If you go over, your sticker simply won't upload. There's no warning in the Telegram client; you just get a generic error. Tools like SticKit show the live size while you edit so you can rein in complexity before you hit the wall.

What inflates TGS size

  • Bezier paths with hundreds of points (a complex font glyph at large size)
  • Many independent layers each with their own keyframes
  • Long animations — every keyframe adds bytes
  • High-precision floats — Telegram's TGS validator clamps decimals, but your generator might not
  • Raster images embedded as base64 — these are not allowed and rejected

Canvas: 512×512 for stickers, 100×100 for emoji

Regular stickers render in a 512×512 square. Custom emoji are 100×100 — Telegram tightened this to keep emoji rows scannable in a chat.
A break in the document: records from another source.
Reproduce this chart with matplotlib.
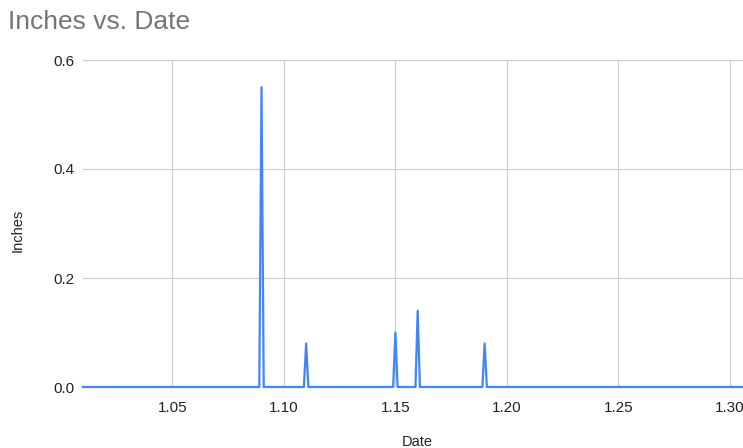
import matplotlib
matplotlib.use('Agg')
import matplotlib.pyplot as plt

# daily rainfall readings, dates written as month.day
dates = [1.01, 1.089, 1.09, 1.091, 1.109, 1.11, 1.111, 1.149, 1.15, 1.151,
         1.159, 1.16, 1.161, 1.189, 1.19, 1.191, 1.31]
inches = [0, 0, 0.55, 0, 0, 0.08, 0, 0, 0.10, 0,
          0, 0.14, 0, 0, 0.08, 0, 0]

xticks = [1.05, 1.10, 1.15, 1.20, 1.25, 1.30]
yticks = [0.0, 0.2, 0.4, 0.6]

plt.rcParams['font.family'] = ['Liberation Sans', 'DejaVu Sans']

fig = plt.figure(figsize=(7.43, 4.48), dpi=100)
ax = fig.add_axes([83 / 743, 1 - 387 / 448, 1 - 83 / 743, (387 - 60) / 448])

ax.plot(dates, inches, color='#4285F4', linewidth=1.6, zorder=3, clip_on=False)

ax.set_xlim(1.01, 1.3058)
ax.set_ylim(0, 0.6)
ax.set_xticks(xticks)
ax.set_xticklabels(['%.2f' % t for t in xticks])
ax.set_yticks(yticks)
ax.set_yticklabels(['%.1f' % t for t in yticks])

ax.grid(True, color='#cccccc', linewidth=0.8)
ax.set_axisbelow(True)
for s in ax.spines.values():
    s.set_visible(False)
ax.tick_params(length=0, labelsize=11, labelcolor='#222222')
ax.tick_params(axis='x', pad=10)
ax.tick_params(axis='y', pad=6)

fig.text(8 / 743, 1 - 22 / 448, 'Inches vs. Date', fontsize=19,
         color='#757575', ha='left', va='center')
fig.text(17.5 / 743, 1 - 230 / 448, 'Inches', fontsize=10.5, color='#222222',
         rotation=90, ha='center', va='center')
fig.text(417 / 743, 1 - 442 / 448, 'Date', fontsize=10.5, color='#222222',
         ha='center', va='center')

fig.savefig('out.png', dpi=100)
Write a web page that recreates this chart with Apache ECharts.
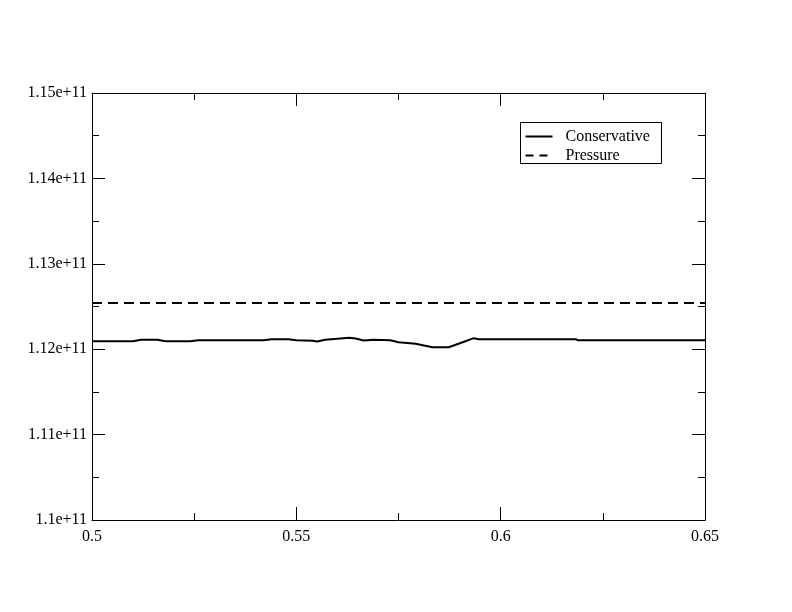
<!DOCTYPE html>
<html>
<head>
<meta charset="utf-8">
<script src="https://cdn.jsdelivr.net/npm/echarts@6/dist/echarts.min.js"></script>
<style>html,body{margin:0;padding:0;background:#fff;}#c{width:792px;height:612px;}</style>
</head>
<body>
<div id="c"></div>
<script>
// Data
var conservativeX = [0.500, 0.510, 0.512, 0.516, 0.518, 0.524, 0.526, 0.542, 0.544, 0.548, 0.550, 0.554, 0.5551, 0.557, 0.5608, 0.563, 0.5645, 0.5665, 0.5689, 0.5730, 0.5750, 0.5792, 0.5833, 0.5873, 0.5907, 0.5934, 0.5946, 0.6184, 0.6189, 0.650];
var conservativeY = [1.12094e11, 1.12094e11, 1.12110e11, 1.12110e11, 1.12094e11, 1.12094e11, 1.12105e11, 1.12105e11, 1.12117e11, 1.12117e11, 1.12105e11, 1.12100e11, 1.12090e11, 1.12110e11, 1.12125e11, 1.12133e11, 1.12125e11, 1.12102e11, 1.12110e11, 1.12105e11, 1.12082e11, 1.12063e11, 1.12023e11, 1.12023e11, 1.12082e11, 1.12129e11, 1.12117e11, 1.12117e11, 1.12105e11, 1.12105e11];
var pressureX = [0.500, 0.650];
var pressureY = [1.12540e11, 1.12540e11];
var seriesNames = ["Conservative", "Pressure"];
var xTicks = {min: 0.5, max: 0.65, interval: 0.05};
var yTicks = {min: 1.10e11, max: 1.15e11, interval: 1e9};

function zip(xs, ys) { return xs.map(function (x, i) { return [x, ys[i]]; }); }
var font = "'Liberation Serif', 'DejaVu Serif', serif";
var dash = [10, 6];
function axisBase(pos, show) {
  return {
    type: 'value', position: pos,
    axisLine: {show: true, onZero: false, lineStyle: {color: '#000', width: 1}},
    axisTick: {show: true, inside: true, length: 13, lineStyle: {color: '#000', width: 1}},
    minorTick: {show: true, splitNumber: 2, length: 7, lineStyle: {color: '#000', width: 1}},
    splitLine: {show: false},
    axisLabel: {show: show, color: '#000', fontFamily: font, fontSize: 16}
  };
}
var xMain = Object.assign(axisBase('bottom', true), xTicks);
xMain.axisLabel.margin = 9;
xMain.axisLabel.formatter = function (v) { return String(parseFloat(v.toFixed(3))); };
var xTop = Object.assign(axisBase('top', false), xTicks);
var yMain = Object.assign(axisBase('left', true), yTicks);
yMain.axisLabel.margin = 5;
yMain.axisLabel.formatter = function (v) { return parseFloat((v / 1e11).toFixed(2)) + 'e+11'; };
var yRight = Object.assign(axisBase('right', false), yTicks);

// Legend drawn as graphic (box with line samples)
var legendGraphic = {
  type: 'group', left: 520, top: 122,
  children: [
    {type: 'rect', shape: {x: 0, y: 0, width: 141, height: 41}, style: {fill: '#fff', stroke: '#000', lineWidth: 1}},
    {type: 'line', shape: {x1: 5, y1: 14, x2: 32, y2: 14}, style: {stroke: '#000', lineWidth: 2}},
    {type: 'line', shape: {x1: 5, y1: 33, x2: 32, y2: 33}, style: {stroke: '#000', lineWidth: 2, lineDash: [8, 6]}},
    {type: 'text', x: 45, y: 14, style: {text: seriesNames[0], fill: '#000', font: '16px ' + font, textVerticalAlign: 'middle', verticalAlign: 'middle'}},
    {type: 'text', x: 45, y: 33, style: {text: seriesNames[1], fill: '#000', font: '16px ' + font, textVerticalAlign: 'middle', verticalAlign: 'middle'}}
  ]
};

var chart = echarts.init(document.getElementById('c'), null, {renderer: 'canvas'});
chart.setOption({
  animation: false,
  backgroundColor: '#fff',
  grid: {left: 92, right: 87, top: 93, bottom: 92, containLabel: false},
  xAxis: [xMain, xTop],
  yAxis: [yMain, yRight],
  graphic: [legendGraphic],
  series: [
    {name: seriesNames[0], type: 'line', data: zip(conservativeX, conservativeY), symbol: 'none',
     lineStyle: {color: '#000', width: 2, type: 'solid'}, itemStyle: {color: '#000'}},
    {name: seriesNames[1], type: 'line', data: zip(pressureX, pressureY), symbol: 'none',
     lineStyle: {color: '#000', width: 2, type: dash}, itemStyle: {color: '#000'}}
  ]
});
</script>
</body>
</html>
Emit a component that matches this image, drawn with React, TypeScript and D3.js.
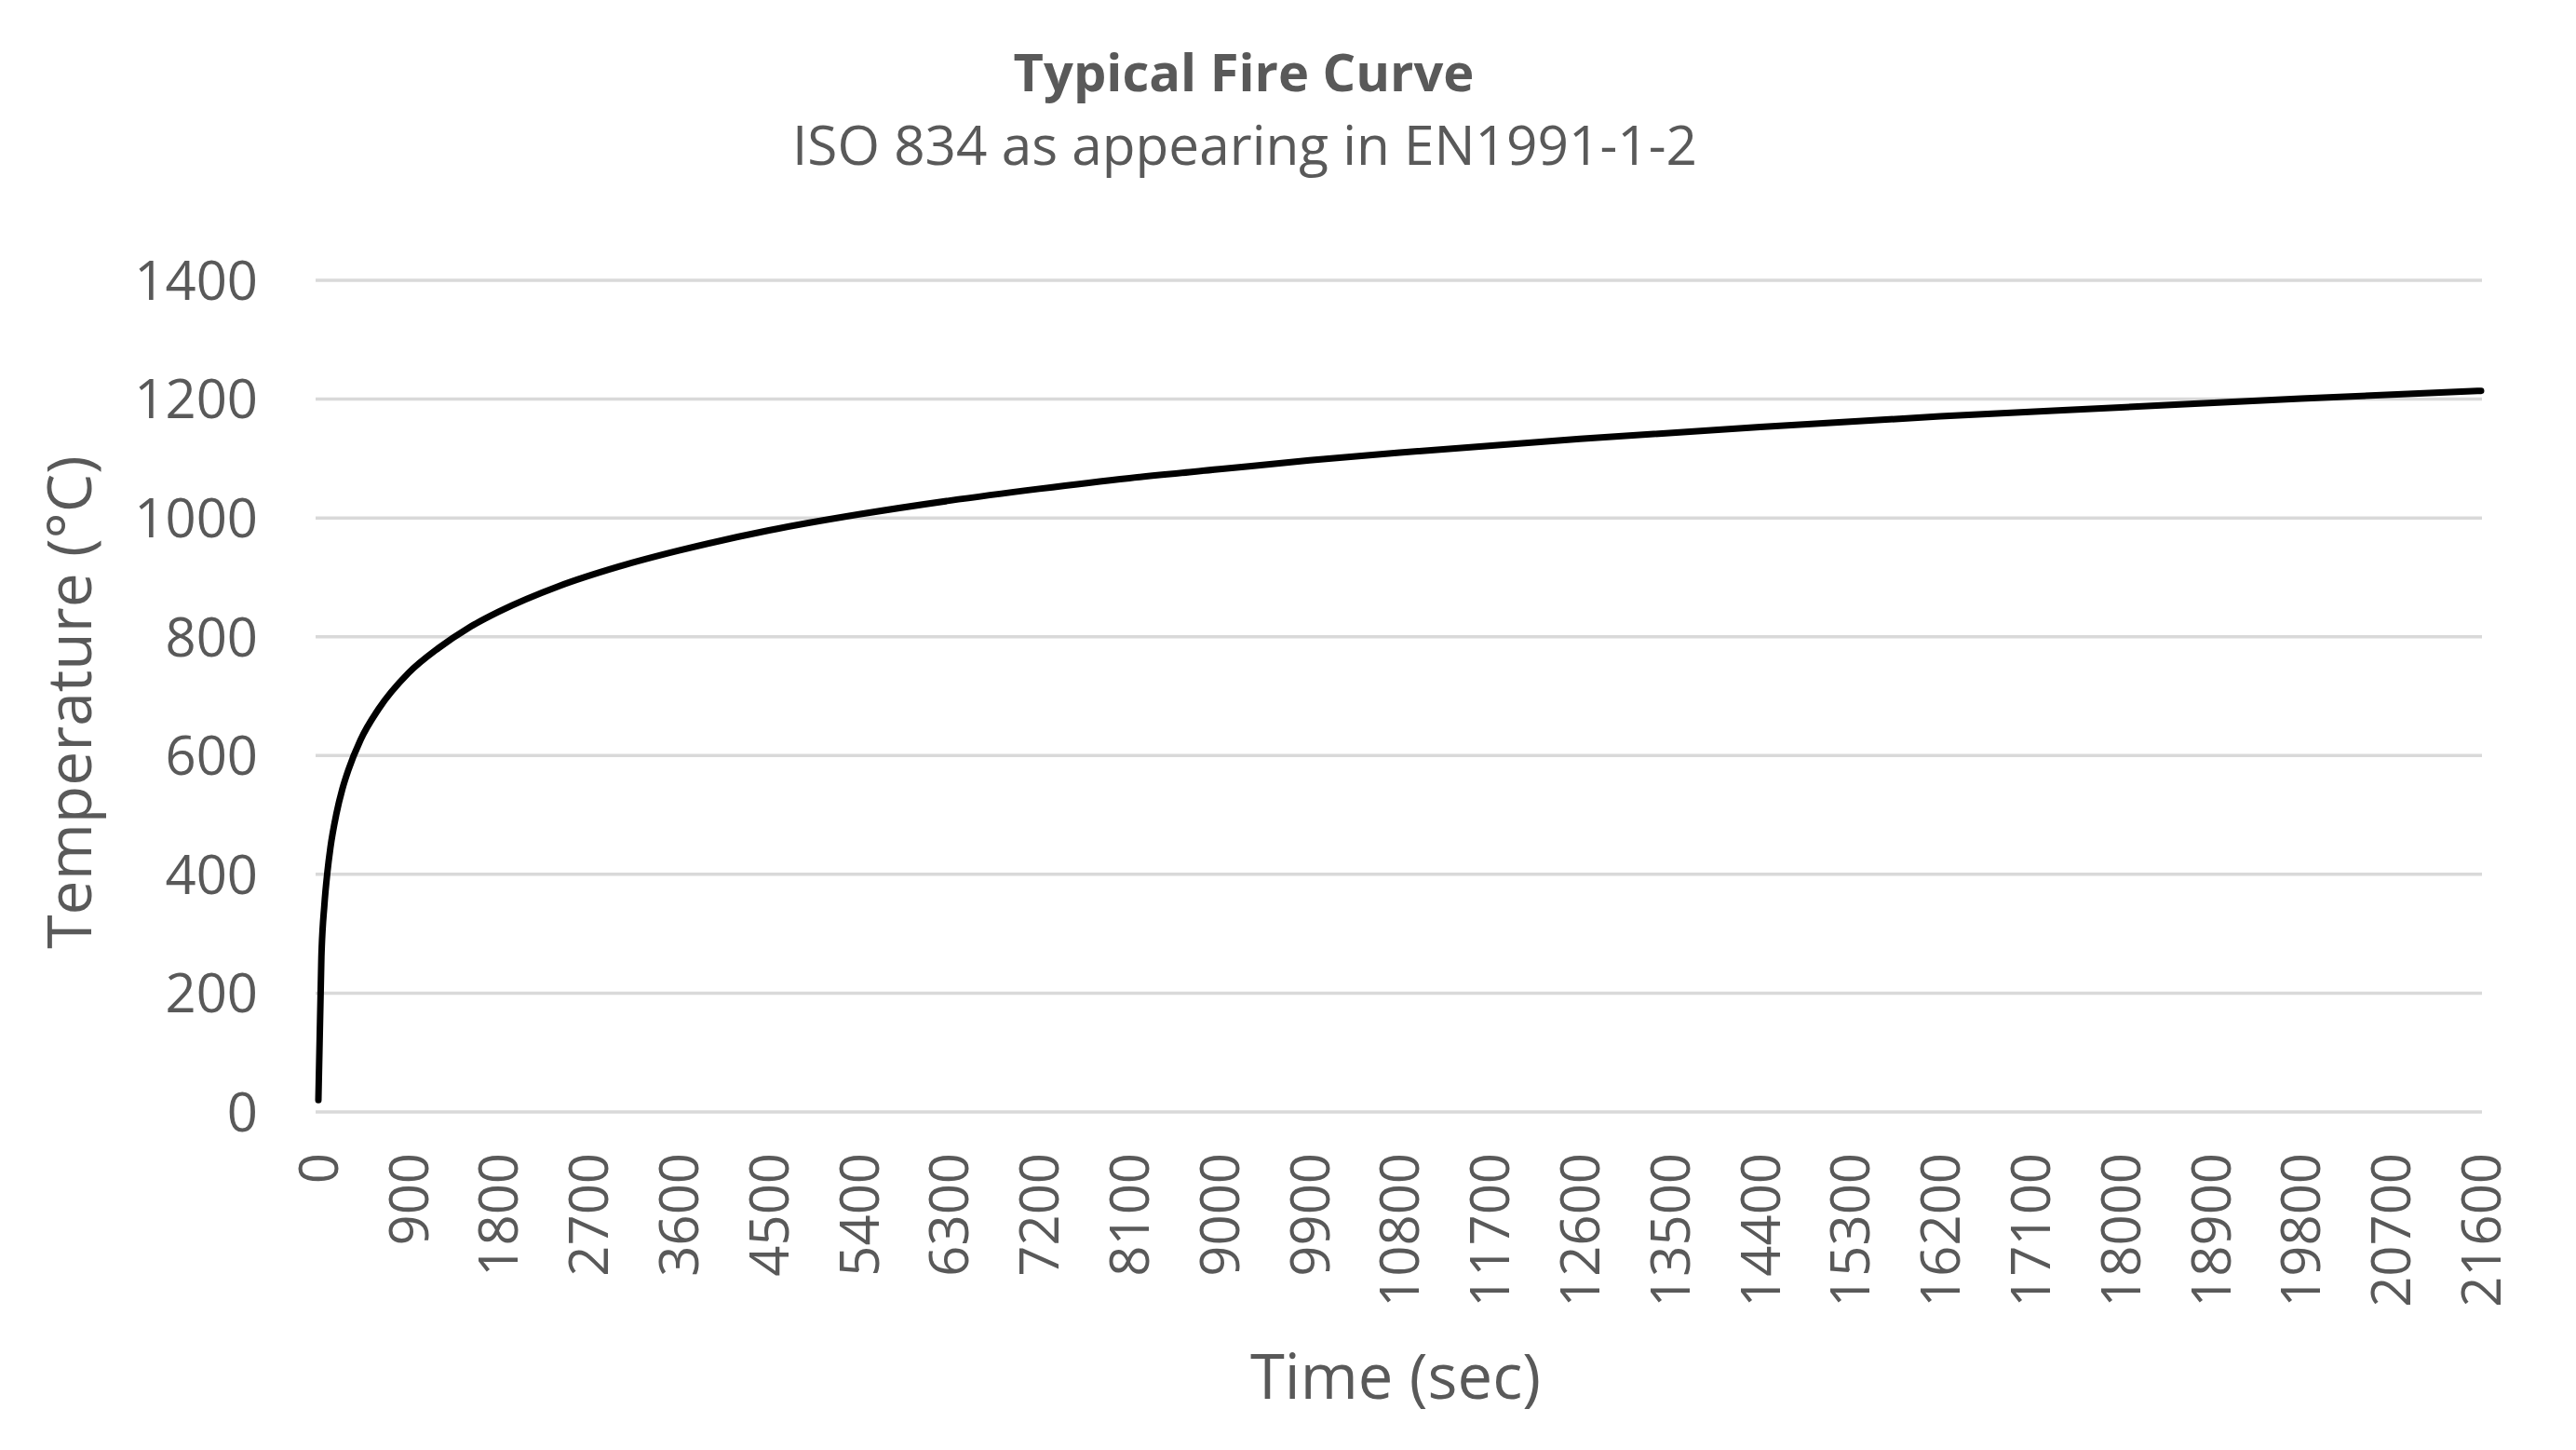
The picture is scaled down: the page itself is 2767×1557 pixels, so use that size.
import * as d3 from "d3";

// readings: seconds -> degrees C
const timeSec = [
  0, 30, 60, 90, 120, 180, 240, 300, 420, 600, 900, 1200, 1500, 1800, 2400,
  3000, 3600, 4500, 5400, 6300, 7200, 8100, 9000, 9900, 10800, 12600, 14400,
  16200, 18000, 19800, 21600,
];
const tempC = [
  20, 261, 349, 404, 445, 502, 544, 576, 626, 678, 739, 781, 815, 842, 885,
  918, 945, 979, 1006, 1029, 1049, 1067, 1082, 1097, 1110, 1133, 1153, 1171,
  1186, 1201, 1214,
];

const xTicks = [
  0, 900, 1800, 2700, 3600, 4500, 5400, 6300, 7200, 8100, 9000, 9900, 10800,
  11700, 12600, 13500, 14400, 15300, 16200, 17100, 18000, 18900, 19800, 20700,
  21600,
];
const yTicks = [0, 200, 400, 600, 800, 1000, 1200, 1400];

const title = "Typical Fire Curve";
const subtitle = "ISO 834 as appearing in EN1991-1-2";
const xTitle = "Time (sec)";
const yTitle = "Temperature (°C)";

const W = 2767;
const H = 1557;
const plot = { left: 339, right: 2666, top: 301, bottom: 1194 };
const font = "'Open Sans', sans-serif";
const grey = "#595959";

export default function App() {
  const x = d3.scaleLinear().domain([0, 21600]).range([342, 2665]);
  const y = d3.scaleLinear().domain([0, 1400]).range([plot.bottom, plot.top]);

  const points = timeSec.map((t, i) => [t, tempC[i]] as [number, number]);
  const line = d3
    .line<[number, number]>()
    .x((d) => x(d[0]))
    .y((d) => y(d[1]))
    .curve(d3.curveMonotoneX);

  return (
    <svg
      width={W}
      height={H}
      style={{ position: "absolute", left: 0, top: 0, display: "block", background: "#fff" }}
      fontFamily={font}
    >
      <rect width={W} height={H} fill="#fff" />

      <text x={1336} y={98} textAnchor="middle" fontSize={56} fontWeight="bold" fill={grey}>
        {title}
      </text>
      <text x={1337} y={177} textAnchor="middle" fontSize={58.5} fill={grey}>
        {subtitle}
      </text>

      {yTicks.map((v) => (
        <g key={v}>
          <line
            x1={plot.left}
            x2={plot.right}
            y1={y(v)}
            y2={y(v)}
            stroke="#d9d9d9"
            strokeWidth={3.5}
          />
          <text
            x={277}
            y={y(v)}
            dy="0.36em"
            textAnchor="end"
            fontSize={58}
            fill={grey}
          >
            {v}
          </text>
        </g>
      ))}

      {xTicks.map((t) => (
        <text
          key={t}
          transform={`translate(${x(t)},1238) rotate(-90)`}
          dy="0.36em"
          textAnchor="end"
          fontSize={58}
          fill={grey}
        >
          {t}
        </text>
      ))}

      <path d={line(points) ?? ""} fill="none" stroke="#000" strokeWidth={7} strokeLinecap="round" strokeLinejoin="round" />

      <text x={1499} y={1502} textAnchor="middle" fontSize={67} fill={grey}>
        {xTitle}
      </text>
      <text
        transform="translate(98,754) rotate(-90)"
        textAnchor="middle"
        fontSize={66}
        fill={grey}
      >
        {yTitle}
      </text>
    </svg>
  );
}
If you make a sticker at 512 and convert to emoji at 100, line widths and small details vanish. Designing for emoji from the start works better: chunkier strokes, fewer layers, simpler shapes.

Practical takeaways

  • Always check the live size meter — 64 KB is hard, not soft
  • One layer beats five whenever the visual works the same
  • Keep animations short: most readable stickers loop in under 2 seconds
  • Heavy fonts (Bungee Outline, Tilt Prism) inflate paths fast — pick simpler fonts for long words
  • Vector shadows are cheap; raster shadows are impossible

TGS is a constraint that pushes you toward better design. The 64 KB ceiling forces every sticker to earn its weight, and animations that respect it — short, focused, vector — are the ones people actually use.